EDF participe à « Neom », projet de mégalopole futuriste en Arabie saoudite, et se met des salariés à dos
ENVIRONNEMENT - Pour EDF c’est un projet « écolo », pour certains de ses salariés c’est un « écocide ». Une enquête fouillée de la cellule d’investigation de Radio France raconte ce vendredi 1er mars la colère de certains employés d’EDF après que l’entreprise a annoncé construire une centrale hydroélectrique au cœur de la future mégalopole futuriste « Neom », située en plein milieu du désert saoudien.
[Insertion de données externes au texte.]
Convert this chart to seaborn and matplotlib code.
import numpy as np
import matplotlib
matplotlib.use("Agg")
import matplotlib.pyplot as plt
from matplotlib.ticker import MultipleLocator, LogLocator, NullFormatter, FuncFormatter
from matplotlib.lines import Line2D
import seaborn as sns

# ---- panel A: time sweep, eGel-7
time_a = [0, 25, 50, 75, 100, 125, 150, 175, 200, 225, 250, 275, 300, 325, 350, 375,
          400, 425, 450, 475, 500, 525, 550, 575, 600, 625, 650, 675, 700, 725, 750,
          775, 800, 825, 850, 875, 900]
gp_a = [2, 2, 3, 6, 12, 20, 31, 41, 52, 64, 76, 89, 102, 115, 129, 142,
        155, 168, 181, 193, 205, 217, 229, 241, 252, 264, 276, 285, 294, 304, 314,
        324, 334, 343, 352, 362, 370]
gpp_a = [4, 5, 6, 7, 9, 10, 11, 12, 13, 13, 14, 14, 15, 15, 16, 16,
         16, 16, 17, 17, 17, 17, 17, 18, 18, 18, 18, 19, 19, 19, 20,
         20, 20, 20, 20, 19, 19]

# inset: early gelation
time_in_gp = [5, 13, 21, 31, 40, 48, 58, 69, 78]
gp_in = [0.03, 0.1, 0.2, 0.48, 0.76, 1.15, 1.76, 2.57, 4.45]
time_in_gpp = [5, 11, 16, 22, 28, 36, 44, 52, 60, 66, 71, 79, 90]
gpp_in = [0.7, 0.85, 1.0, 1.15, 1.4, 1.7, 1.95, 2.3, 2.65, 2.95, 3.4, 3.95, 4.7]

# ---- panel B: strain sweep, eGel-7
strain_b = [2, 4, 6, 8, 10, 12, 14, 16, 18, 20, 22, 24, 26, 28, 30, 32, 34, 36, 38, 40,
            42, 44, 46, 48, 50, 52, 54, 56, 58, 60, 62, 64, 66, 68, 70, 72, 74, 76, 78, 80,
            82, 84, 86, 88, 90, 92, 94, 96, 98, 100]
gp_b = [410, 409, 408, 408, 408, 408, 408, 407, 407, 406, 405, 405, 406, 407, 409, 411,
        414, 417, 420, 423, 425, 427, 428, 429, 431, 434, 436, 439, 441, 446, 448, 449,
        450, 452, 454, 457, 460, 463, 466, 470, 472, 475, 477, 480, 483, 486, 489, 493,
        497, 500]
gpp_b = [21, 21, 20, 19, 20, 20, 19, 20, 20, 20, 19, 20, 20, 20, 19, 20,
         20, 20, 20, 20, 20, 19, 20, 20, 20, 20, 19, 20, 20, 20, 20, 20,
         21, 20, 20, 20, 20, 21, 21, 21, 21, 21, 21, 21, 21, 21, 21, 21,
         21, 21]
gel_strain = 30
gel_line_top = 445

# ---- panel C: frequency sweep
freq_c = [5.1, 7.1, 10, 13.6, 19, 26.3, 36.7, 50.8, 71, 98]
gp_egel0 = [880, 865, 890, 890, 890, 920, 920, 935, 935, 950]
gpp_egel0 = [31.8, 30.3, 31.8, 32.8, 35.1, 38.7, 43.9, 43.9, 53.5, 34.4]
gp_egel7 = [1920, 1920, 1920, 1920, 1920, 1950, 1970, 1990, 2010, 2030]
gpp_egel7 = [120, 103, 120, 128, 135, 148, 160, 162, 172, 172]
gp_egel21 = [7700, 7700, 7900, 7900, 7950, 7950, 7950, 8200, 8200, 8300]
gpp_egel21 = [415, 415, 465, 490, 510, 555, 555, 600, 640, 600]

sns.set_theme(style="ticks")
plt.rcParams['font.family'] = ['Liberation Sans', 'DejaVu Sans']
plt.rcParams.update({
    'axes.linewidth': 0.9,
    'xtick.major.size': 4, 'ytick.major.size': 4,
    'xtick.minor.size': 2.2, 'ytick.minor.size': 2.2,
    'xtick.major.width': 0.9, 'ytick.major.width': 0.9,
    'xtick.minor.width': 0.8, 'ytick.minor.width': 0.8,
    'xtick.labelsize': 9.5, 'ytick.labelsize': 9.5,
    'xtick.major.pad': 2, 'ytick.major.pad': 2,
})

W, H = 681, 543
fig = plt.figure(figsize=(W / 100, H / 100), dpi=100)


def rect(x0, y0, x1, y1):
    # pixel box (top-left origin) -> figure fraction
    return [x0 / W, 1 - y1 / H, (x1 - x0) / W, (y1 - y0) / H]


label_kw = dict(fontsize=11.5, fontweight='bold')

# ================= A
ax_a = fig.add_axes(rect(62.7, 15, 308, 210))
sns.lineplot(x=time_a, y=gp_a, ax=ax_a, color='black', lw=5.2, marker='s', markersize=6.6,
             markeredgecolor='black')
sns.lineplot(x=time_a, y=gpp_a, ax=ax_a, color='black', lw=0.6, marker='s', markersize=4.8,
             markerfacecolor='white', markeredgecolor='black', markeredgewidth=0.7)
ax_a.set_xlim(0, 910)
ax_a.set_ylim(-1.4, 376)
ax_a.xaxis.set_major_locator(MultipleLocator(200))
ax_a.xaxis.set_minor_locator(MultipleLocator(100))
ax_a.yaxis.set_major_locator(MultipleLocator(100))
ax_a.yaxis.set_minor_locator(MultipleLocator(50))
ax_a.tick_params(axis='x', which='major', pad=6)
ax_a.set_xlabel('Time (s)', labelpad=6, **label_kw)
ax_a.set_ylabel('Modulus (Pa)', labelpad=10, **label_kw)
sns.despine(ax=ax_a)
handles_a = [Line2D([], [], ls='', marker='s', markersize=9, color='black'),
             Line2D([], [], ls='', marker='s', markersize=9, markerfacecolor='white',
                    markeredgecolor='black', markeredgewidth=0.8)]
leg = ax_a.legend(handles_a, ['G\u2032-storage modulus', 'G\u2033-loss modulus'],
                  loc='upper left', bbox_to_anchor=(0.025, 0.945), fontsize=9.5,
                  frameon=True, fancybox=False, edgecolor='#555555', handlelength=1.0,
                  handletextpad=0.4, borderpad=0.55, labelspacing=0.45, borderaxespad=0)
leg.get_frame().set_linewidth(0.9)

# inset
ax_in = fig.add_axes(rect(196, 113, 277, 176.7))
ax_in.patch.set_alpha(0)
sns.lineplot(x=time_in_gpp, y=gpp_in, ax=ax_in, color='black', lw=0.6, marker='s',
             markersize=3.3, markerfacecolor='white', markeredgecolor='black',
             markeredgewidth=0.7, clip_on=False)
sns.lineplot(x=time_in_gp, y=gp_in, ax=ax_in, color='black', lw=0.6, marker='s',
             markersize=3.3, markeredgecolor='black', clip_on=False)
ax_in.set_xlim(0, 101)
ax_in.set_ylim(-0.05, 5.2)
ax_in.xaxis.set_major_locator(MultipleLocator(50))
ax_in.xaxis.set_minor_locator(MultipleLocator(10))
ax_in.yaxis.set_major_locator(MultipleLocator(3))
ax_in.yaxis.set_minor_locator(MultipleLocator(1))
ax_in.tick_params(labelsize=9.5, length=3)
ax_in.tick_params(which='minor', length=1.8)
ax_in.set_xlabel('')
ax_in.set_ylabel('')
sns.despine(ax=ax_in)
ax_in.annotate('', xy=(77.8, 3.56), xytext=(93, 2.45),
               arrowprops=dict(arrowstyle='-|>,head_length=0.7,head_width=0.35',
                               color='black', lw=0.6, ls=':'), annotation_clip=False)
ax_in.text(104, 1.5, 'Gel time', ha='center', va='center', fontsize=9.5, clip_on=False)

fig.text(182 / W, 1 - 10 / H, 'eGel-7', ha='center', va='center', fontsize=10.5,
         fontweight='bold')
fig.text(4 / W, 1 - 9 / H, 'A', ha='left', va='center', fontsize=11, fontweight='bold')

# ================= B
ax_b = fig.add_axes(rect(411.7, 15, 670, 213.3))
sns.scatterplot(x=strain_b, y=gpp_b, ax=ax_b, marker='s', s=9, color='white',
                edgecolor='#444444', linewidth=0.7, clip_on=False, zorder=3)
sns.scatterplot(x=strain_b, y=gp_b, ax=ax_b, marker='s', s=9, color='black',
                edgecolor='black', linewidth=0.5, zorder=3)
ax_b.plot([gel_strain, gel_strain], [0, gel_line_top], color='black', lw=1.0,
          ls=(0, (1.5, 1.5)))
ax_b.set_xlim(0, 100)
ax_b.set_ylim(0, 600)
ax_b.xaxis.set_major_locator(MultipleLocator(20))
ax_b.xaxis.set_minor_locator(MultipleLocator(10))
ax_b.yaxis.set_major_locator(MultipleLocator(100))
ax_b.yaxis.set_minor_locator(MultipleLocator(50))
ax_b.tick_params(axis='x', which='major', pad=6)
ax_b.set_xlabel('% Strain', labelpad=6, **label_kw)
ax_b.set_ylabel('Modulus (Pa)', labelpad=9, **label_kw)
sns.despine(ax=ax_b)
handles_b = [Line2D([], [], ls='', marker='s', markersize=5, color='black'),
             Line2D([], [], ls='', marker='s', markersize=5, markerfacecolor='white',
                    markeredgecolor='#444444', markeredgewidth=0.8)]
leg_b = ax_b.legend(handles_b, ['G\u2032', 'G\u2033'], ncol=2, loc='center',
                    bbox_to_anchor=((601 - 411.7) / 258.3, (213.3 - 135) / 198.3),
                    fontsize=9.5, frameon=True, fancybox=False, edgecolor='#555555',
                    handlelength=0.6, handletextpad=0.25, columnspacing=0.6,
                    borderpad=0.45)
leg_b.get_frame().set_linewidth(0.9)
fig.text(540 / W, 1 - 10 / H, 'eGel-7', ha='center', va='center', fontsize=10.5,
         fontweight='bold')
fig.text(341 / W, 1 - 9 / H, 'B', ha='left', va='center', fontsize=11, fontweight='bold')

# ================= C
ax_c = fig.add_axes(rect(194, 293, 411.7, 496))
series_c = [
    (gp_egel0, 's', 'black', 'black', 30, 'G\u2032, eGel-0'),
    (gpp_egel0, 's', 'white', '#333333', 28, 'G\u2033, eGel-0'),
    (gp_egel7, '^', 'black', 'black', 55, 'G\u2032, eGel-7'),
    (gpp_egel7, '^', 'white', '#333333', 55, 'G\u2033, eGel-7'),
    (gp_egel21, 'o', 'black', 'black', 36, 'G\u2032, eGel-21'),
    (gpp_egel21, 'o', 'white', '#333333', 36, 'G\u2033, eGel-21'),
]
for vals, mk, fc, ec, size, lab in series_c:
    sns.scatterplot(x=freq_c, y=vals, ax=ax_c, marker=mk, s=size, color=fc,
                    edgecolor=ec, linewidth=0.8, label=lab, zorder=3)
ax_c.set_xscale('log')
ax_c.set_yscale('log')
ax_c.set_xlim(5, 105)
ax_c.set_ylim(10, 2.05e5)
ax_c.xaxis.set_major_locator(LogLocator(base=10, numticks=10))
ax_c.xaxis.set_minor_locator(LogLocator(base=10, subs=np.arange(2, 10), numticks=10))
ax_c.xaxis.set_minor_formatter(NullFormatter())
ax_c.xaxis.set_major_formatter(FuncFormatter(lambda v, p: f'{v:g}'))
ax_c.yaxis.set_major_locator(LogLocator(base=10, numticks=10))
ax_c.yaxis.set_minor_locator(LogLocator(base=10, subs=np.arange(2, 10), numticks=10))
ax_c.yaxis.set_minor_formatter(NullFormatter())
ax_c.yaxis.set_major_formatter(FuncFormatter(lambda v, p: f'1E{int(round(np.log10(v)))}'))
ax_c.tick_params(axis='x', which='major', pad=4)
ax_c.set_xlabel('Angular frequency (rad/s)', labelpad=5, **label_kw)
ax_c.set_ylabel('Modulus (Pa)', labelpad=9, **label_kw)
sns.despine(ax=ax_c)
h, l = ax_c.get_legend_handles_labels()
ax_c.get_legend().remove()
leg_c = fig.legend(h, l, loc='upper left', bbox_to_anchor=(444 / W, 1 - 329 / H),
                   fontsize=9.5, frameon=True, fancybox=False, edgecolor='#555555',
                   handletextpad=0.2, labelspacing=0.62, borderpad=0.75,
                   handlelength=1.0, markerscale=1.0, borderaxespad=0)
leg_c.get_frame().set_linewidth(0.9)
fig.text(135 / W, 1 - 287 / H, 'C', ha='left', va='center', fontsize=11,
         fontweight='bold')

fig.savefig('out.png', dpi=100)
Ce projet évalué à plusieurs centaines de milliards de dollars, porté par le prince Mohammed ben Salmane, doit sortir de terre en 2030. Il s’étale sur plus de 25 000 km2, et comporte, entre autres, une station de ski qui doit accueillir les jeux asiatiques d’hiver de 2029, une île de luxe sur la mer Rouge, ou encore The Line, une « ville immeuble » de 500 m de haut, comme vous pouvez le voir dans notre vidéo ci-dessous.
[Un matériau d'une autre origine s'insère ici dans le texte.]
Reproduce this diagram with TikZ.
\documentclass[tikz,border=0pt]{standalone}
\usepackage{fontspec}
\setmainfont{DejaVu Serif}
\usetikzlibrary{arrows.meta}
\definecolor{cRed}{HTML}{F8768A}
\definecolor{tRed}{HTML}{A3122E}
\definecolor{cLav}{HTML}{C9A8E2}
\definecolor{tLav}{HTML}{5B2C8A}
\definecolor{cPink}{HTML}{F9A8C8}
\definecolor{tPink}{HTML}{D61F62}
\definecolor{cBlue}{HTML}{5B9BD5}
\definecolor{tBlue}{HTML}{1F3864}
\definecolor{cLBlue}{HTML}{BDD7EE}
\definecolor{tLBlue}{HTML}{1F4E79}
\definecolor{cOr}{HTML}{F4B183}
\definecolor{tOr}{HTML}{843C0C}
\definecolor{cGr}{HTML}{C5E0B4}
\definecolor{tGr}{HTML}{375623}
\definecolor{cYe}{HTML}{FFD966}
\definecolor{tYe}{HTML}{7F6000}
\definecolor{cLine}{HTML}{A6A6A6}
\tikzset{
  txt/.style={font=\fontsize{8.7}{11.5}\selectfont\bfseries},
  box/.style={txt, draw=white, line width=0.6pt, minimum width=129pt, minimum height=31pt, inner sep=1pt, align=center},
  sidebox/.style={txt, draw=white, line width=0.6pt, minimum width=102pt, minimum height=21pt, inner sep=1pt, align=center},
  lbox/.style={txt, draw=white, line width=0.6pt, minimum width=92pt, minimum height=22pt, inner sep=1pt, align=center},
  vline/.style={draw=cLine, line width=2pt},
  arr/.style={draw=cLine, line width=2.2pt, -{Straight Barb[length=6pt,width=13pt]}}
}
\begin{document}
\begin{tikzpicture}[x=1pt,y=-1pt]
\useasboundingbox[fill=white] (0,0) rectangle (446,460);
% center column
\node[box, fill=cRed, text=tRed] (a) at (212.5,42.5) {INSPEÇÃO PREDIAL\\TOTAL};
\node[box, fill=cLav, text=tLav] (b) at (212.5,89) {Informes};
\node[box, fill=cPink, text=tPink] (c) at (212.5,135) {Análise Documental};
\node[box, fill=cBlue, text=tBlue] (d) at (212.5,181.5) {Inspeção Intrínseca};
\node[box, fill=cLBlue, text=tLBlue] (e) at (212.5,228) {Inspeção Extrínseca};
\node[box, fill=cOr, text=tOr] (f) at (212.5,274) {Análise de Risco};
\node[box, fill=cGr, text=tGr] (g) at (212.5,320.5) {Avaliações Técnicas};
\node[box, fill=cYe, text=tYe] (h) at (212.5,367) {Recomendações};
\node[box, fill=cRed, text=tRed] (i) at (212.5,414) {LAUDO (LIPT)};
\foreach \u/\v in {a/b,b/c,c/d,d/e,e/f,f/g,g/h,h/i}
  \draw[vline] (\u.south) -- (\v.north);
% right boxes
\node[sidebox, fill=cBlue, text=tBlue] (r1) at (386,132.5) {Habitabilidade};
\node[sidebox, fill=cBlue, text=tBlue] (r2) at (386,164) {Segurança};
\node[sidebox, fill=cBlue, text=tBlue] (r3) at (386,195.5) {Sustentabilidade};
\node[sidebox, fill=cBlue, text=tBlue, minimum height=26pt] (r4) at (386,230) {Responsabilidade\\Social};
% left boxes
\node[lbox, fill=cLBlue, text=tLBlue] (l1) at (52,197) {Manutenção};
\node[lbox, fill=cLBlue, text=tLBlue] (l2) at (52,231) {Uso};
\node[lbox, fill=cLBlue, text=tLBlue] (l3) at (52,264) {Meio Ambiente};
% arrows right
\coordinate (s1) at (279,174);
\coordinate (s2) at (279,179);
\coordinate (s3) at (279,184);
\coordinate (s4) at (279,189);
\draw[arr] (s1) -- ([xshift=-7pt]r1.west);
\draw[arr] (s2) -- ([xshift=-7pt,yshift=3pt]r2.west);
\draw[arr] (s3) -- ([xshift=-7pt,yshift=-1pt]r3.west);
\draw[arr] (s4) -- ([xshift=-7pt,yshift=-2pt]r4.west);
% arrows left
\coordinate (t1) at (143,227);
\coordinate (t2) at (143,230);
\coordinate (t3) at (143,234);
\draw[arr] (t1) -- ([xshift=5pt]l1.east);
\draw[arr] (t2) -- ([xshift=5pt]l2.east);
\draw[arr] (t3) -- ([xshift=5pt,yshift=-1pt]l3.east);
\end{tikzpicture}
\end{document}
Parmi ces contradictions, cette ville géante s’engage à être entièrement piétonne, « zéro carbone », et à respecter 95 % de la nature aux alentours du site, mais devrait accueillir dans le même temps l’un des plus grands aéroports du monde.
Le paradoxe d’une station hydroélectrique dans le désert
C’est sur ces promesses « écolos » que surfe le plus grand fournisseur d’électricité et de gaz français pour justifier sa participation à Neom. « The Line est censée fonctionner uniquement avec des énergies renouvelables, le vent et le soleil », indique à cet égard un membre d’EDF à nos confrères de Radio France.
Concrètement, EDF va construire une STEP (station de transfert d’énergie par pompage), un type de centrale hydroélectrique qui permet de produire de l’électricité et d’en stocker, et donc de se prémunir des coupures de courant. Autre avantage de cette technologie : elle émet très peu d’émissions de gaz à effet de serre, et s’inscrit donc parfaitement dans la volonté des Saoudiens de construire la ville du futur « zéro émission ».
Sauf que la production hydraulique est certes peu polluante, mais nécessite de l’eau. Or, dans le désert, c’est une ressource qui manque. Dans l’offre soumise par EDF à Neom Company, signée début 2024, que franceinfo a pu consulter, il est précisé que « l’eau sera prélevée dans le grand pipeline d’adduction d’eau dessalée situé à proximité », et qu’une usine de dessalement sera construite « près de la mer Rouge ». Une installation très coûteuse et très gourmande en énergie.
« Ce n’est pas notre EDF »
« On capte de l’eau pour un projet qui ne bénéficiera pas à la population générale », dénonce un syndicaliste. « Neom nous gêne parce que c’est un projet pharaonique (...) pour faire du tourisme de luxe au milieu du désert. Et ça, ce n’est pas du tout durable », conteste, lui, Jean-Yves Ségura, représentant du personnel et délégué Force Ouvrière (FO) à EDF Hydro, à France info.
Le syndicat FO a d’ailleurs lancé un sondage auprès des 860 salariés d’EDF Hydro en novembre dernier. Résultat : « 73 % d’entre eux souhaitent qu’EDF quitte le projet. 17 % considèrent qu’EDF doit continuer », rapporte Jean-Yves Ségura.
« Ce n’est pas notre EDF. C’est un paradoxe de demander la sobriété en France et de s’impliquer dans un projet à ce point délirant à l’étranger », se désole également un ingénieur chez EDF Hydro, qui assure que pour empêcher la construction de la STEP « toutes les voies de recours disponibles en interne ont été activées, sans succès ».
Pire, les salariés assurent que l’entreprise les oblige à ne pas trop se rebeller. « La direction est ferme sur Neom. On nous dit que si cela nous pose trop de problèmes de travailler sur ce projet, il faut quitter l’entreprise », raconte un agent, qui dit « éviter d’aborder le sujet à la pause déjeuner ». De son côté EDF dément, assurant qu’elle a « laissé le choix aux salariés de ne pas contribuer au projet s’ils le souhaitaient ».